Landscapes as if the Trinity had a jolly good creative time. 

The lupine–bluebonnets on steroids. 
Mountains. Deserts. Oceans. Geysers. Glaciers. Iceberg lagoons. 
Moss covered rocks. Black sand. Painted    mountainsides. 

Sheep. Black. White. Striped. Spotted. Frolicking lambs that come in pairs. 

Colors in nature with unique brightness and hues and layers and textures. 

Weather literally changing within seconds and minutes from snow to sun to rain to wind. 
Reindeer and puffins. 

Skyrr.

The bread. 
Waffles for breakfast. 
Chocolate squares served with hot drinks. 
Espresso available in the most unlikely places. 

Containers of water always on the table at meals
Water so pure that no one who lives here would think of buying bottled water. 
Surprises of art, particularly murals and sculptures, in the most unexpected places. 
The clear love of beauty expressed in the most quotidian details of everyday life. 

Speaking of everyday life, the WC’s are the cleanest, warmest I’ve ever been in;  even at camping grounds and gas stations, no matter how remote. 
Wifi in every building. Generous placement of electric outlets. 
People willing to speak English. 
Since we only drove half the Ring Road, south and east and back, planned that way in order to get better May weather (which we did) and to be able to see where we’d been, and have a second chance to do and see, we’ve already talked about returning, this time going west and north. 
But now, the trip home begins. 

One rainy day of enough

 It is my final full day in Iceland. Today is a road trip from Vik to KEF outside Reyjkavik–a three hour drive for most folks, but of course my friend and I love to meander. 

It’s a rainy day. This is the weather we expected, but today is the first day we’ve had this much rain.  Less hiking, less photographing, but still enough.   

Despite the rain, we made two quick walks to stunning waterfalls. Enough. 

In this land of plenteous sheep, yarn is the only bargain (except, of course, God’s artwork).   I even found yarn in the grocery store!  Still enough. 

This is the first day that I found what I had expected to find everywhere–local yarn, hand spun and hand dyed.  Yet more enough. 

I’d also expected, in this land of frequent and abundant art in the most unlikely places, to find (too) many opportunities for my favorite craft, pottery.  The small amount I found was very dear.
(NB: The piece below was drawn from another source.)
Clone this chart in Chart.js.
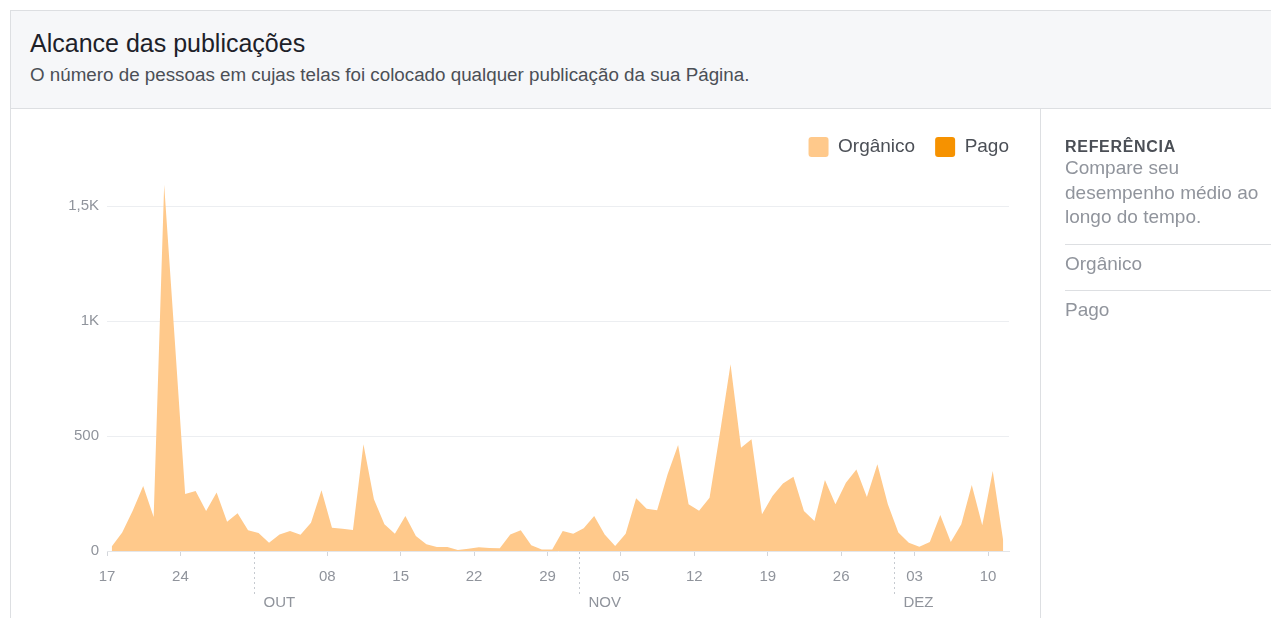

Today, however, at a morning cappacino stop in a small town, I found my Iceland cup to bring home. Thank you to the parishioner who gave me a gift of money for my trip that enabled me to do this.  Generously enough.  

We stopped for a late lunch in Selfoss at the kind of spot I expected to find often, and have only today found. A place with soup and bread and hot tea and locals gathering. Deliciously enough.  

Six hours after we began our three hour drive to the airport hotel, the GPS says that it’s little over an hour drive left to go. 
I’ll see how much more enough there is before we arrive at tonight’s destination.